L. Schrauer, Maker, New York

Continental style monocular microscope, c.1892

Schrauer, Maker, New York. Continental style monocular microscope

Schrauer, Maker, New York. Microscope, c. 1892

The mirror can be positioned above the stage to illuminate opaque objects by reflected light.

The mirror can be positioned above the stage to illuminate opaque objects by reflected light.

Schrauer, Maker, New York. Continental style monocular microscope stored in the case

    Schrauer did not manufacture his own objectives. As is often observed, this microscope is supplied with three objectives made by the French manufacturer Edmond Hartnack.

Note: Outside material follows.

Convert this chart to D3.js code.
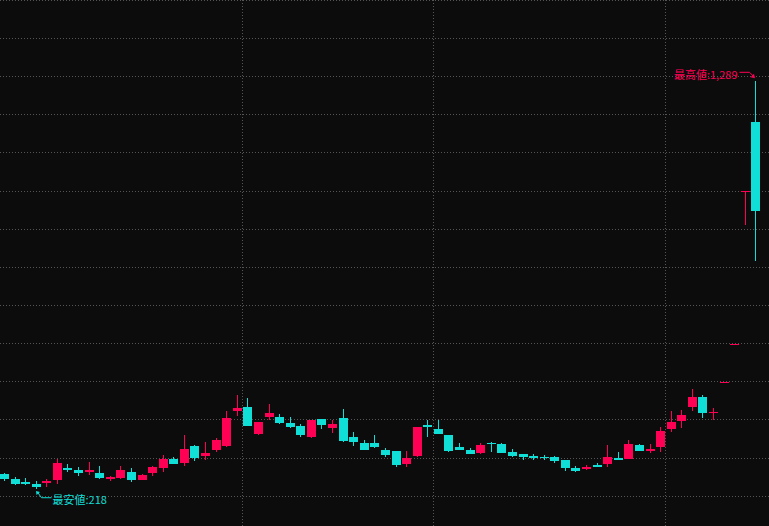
<!DOCTYPE html>
<html>
<head>
<meta charset="utf-8">
<script src="https://cdn.jsdelivr.net/npm/d3@7"></script>
<style>
  html, body { margin: 0; padding: 0; background: #0c0c0c; overflow: hidden; }
  svg { display: block; }
</style>
</head>
<body>
<div id="chart"></div>
<script>
// ---- data ----
const monthLengths = [23, 18, 22, 9];          // trading sessions per month segment
const openPrices  = [258,245,237,232,234,243,274,270,265,261,245,248,264,243,261,274,298,287,332,306,321,332,424,434,363,408,408,392,384,355,403,379,405,355,340,340,321,319,285,306,387,376,361,329,321,314,340,337,316,311,306,303,303,295,274,272,282,285,300,298,335,319,329,376,397,434,460,418,500,600,1000,1181];
const highPrices  = [262,251,248,240,245,298,285,277,290,279,254,279,274,258,279,308,303,361,335,342,353,424,466,458,395,442,416,408,390,400,403,400,429,369,348,361,327,319,319,382,400,400,361,340,327,340,342,340,324,311,311,308,306,295,279,282,287,335,316,348,337,337,382,424,426,481,466,431,500,600,1000,1289];
const lowPrices   = [241,230,230,218,224,233,264,253,256,245,241,245,238,243,253,264,285,279,293,295,316,329,411,384,361,400,390,379,355,353,376,366,342,332,321,327,303,277,277,303,355,363,316,321,311,311,316,314,303,295,295,295,288,266,264,269,277,277,295,298,319,314,316,369,379,424,405,400,500,600,911,818];
const closePrices = [245,233,233,224,239,287,269,261,270,248,251,269,243,256,277,298,285,324,300,314,348,405,431,384,395,418,392,382,361,400,387,390,345,342,321,329,308,282,300,382,382,363,319,321,311,335,337,314,306,303,300,300,293,274,266,277,277,303,295,337,319,324,371,395,413,460,418,421,500,600,1000,949];
const gridPrices  = [200,300,400,500,600,700,800,900,1000,1100,1200,1300,1400,1500];
const highLabel = "最高値:";
const lowLabel  = "最安値:";

// ---- build table ----
const sessions = [];
monthLengths.forEach((n, m) => { for (let k = 0; k < n; k++) sessions.push({ month: m, day: k }); });
const candles = sessions.map((s, i) => ({
  id: "s" + i, month: s.month,
  open: openPrices[i], high: highPrices[i], low: lowPrices[i], close: closePrices[i]
}));

const W = 769, H = 526;
const RED = "#ff0055", CYAN = "#10dfd8", GRID = "#555555";

const svg = d3.select("#chart").append("svg").attr("width", W).attr("height", H);
svg.append("rect").attr("width", W).attr("height", H).attr("fill", "#0c0c0c");

const x = d3.scaleBand().domain(candles.map(d => d.id)).range([-0.8, 761.2]).padding(0);
const y = d3.scaleLinear().domain([200, 1500]).range([496.3, 0.3]);
const crisp = v => Math.floor(v) + 0.5;

// horizontal grid
svg.append("g").selectAll("line").data(gridPrices).join("line")
  .attr("x1", 0).attr("x2", W)
  .attr("y1", d => crisp(y(d))).attr("y2", d => crisp(y(d)))
  .attr("stroke", GRID).attr("stroke-width", 1).attr("stroke-dasharray", "1,2");

// vertical separators at month starts
const starts = candles.filter((d, i) => i > 0 && d.month !== candles[i - 1].month);
svg.append("g").selectAll("line").data(starts).join("line")
  .attr("x1", d => crisp(x(d.id))).attr("x2", d => crisp(x(d.id)))
  .attr("y1", 0).attr("y2", H)
  .attr("stroke", GRID).attr("stroke-width", 1).attr("stroke-dasharray", "1,2");

const bw = 9;
const color = d => d.close >= d.open ? RED : CYAN;
const cx = d => x(d.id) + x.bandwidth() / 2;
const left = d => Math.round(cx(d) - bw / 2);

const g = svg.append("g");
g.selectAll("line.wick").data(candles).join("line").attr("class", "wick")
  .attr("x1", d => left(d) + 4.5).attr("x2", d => left(d) + 4.5)
  .attr("y1", d => Math.round(y(d.high))).attr("y2", d => Math.round(y(d.low)))
  .attr("stroke", color).attr("stroke-width", 1);
g.selectAll("rect.body").data(candles).join("rect").attr("class", "body")
  .attr("x", d => left(d)).attr("width", bw)
  .attr("y", d => Math.round(y(Math.max(d.open, d.close))))
  .attr("height", d => Math.max(1, Math.round(y(Math.min(d.open, d.close))) - Math.round(y(Math.max(d.open, d.close)))))
  .attr("fill", color);

// annotations
const fmt = d3.format(",");
const hi = candles.reduce((a, b) => b.high > a.high ? b : a);
const lo = candles.reduce((a, b) => b.low < a.low ? b : a);

const hx = left(hi) + 4.5, hy = y(hi.high);
const ag = svg.append("g");
ag.append("path")
  .attr("d", `M${hx - 16},${hy - 8.5}L${hx - 6},${hy - 8.5}L${hx - 2},${hy - 4.5}`)
  .attr("fill", "none").attr("stroke", RED).attr("stroke-width", 1);
ag.append("path")
  .attr("d", `M${hx - 0.5},${hy - 2.5}L${hx - 5},${hy - 3.5}L${hx - 1.5},${hy - 7}Z`)
  .attr("fill", RED);
ag.append("text").attr("x", hx - 18).attr("y", hy - 7).attr("text-anchor", "end")
  .attr("dominant-baseline", "central")
  .attr("font-family", "'Noto Sans CJK JP', sans-serif").attr("font-size", 11)
  .attr("fill", RED).text(highLabel + fmt(hi.high));

const lx = left(lo) + 4.5, ly = y(lo.low);
ag.append("path")
  .attr("d", `M${lx + 1.5},${ly + 3.5}L${lx + 5},${ly + 8.3}L${lx + 15},${ly + 8.3}`)
  .attr("fill", "none").attr("stroke", CYAN).attr("stroke-width", 1);
ag.append("path")
  .attr("d", `M${lx - 0.5},${ly + 1.5}L${lx + 3.5},${ly + 2.5}L${lx},${ly + 5.5}Z`)
  .attr("fill", CYAN);
ag.append("text").attr("x", lx + 16).attr("y", ly + 10)
  .attr("dominant-baseline", "central")
  .attr("font-family", "'Noto Sans CJK JP', sans-serif").attr("font-size", 11)
  .attr("fill", CYAN).text(lowLabel + fmt(lo.low));
</script>
</body>
</html>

signature: L. Schrauer, Maker, New York

A similar continental type microscope is located elsewere in this collection. It differs from the present example in the method used to focus the mirror and the use of a diaphragm wheel instead of aperture stops. Although this microscope resembles the continental style microscopes that were prevalent at the time, the fine adjustment mechanism on this instrument is atypical of that usually associated with the continental form. In contrast to a conventional continental microscope, this microscope utilizes a lever mechanism, which only moves the tube with the limb being held stationary.

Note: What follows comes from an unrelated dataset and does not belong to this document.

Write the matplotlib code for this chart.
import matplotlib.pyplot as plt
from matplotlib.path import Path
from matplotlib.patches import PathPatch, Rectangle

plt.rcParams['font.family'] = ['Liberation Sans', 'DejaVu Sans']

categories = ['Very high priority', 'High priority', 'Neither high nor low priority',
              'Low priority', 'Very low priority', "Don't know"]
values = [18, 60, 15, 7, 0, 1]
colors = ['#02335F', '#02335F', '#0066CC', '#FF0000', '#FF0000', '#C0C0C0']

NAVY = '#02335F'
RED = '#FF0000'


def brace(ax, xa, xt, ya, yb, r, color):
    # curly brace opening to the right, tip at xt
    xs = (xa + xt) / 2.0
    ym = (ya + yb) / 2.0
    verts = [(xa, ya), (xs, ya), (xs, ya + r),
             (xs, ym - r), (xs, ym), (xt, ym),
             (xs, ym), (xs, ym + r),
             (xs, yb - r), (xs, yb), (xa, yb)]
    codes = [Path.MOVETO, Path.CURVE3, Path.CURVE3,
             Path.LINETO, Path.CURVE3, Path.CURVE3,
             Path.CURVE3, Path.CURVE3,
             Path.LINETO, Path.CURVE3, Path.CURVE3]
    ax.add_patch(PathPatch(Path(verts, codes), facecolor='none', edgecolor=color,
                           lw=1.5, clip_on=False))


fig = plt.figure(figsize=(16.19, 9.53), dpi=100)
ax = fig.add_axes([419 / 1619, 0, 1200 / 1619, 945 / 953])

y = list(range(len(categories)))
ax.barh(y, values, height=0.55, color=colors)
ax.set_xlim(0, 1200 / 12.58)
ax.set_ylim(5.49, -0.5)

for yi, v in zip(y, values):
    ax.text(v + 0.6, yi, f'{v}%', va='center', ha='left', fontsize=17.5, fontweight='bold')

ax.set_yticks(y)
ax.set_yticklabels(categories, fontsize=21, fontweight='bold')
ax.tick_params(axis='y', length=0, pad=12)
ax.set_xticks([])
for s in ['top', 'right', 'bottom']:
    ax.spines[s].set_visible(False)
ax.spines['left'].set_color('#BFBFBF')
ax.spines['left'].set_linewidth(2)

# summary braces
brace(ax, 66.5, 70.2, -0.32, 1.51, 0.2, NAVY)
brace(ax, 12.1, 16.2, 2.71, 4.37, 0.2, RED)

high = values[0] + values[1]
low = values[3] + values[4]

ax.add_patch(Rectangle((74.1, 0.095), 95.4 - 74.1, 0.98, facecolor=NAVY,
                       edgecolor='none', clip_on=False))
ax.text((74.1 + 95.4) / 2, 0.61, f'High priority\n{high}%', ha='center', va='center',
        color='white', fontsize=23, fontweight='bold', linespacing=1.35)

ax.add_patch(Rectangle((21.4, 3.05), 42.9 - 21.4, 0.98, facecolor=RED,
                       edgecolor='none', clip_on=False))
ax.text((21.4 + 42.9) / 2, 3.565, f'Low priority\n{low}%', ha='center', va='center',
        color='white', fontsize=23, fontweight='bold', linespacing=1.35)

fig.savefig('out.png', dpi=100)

The microscope is signed on the base as above. Leopold Schrauer first began the manufacture of microscopes in Boston. By 1877, he was located in New York City at various addresses. Schrauer microscopes are relatively uncommon. In the book entitled A Short History of the Early American Microscopes by D. Pagitt, it is stated "It is somewhat strange that Schrauer's microscopes are not more common today, since he was apparently in business for more than 20 years. This may be partially explained by Schrauer's proclamation that he gave no discount to the trade which would indicate that he did not have access to the traditional marketing agencies".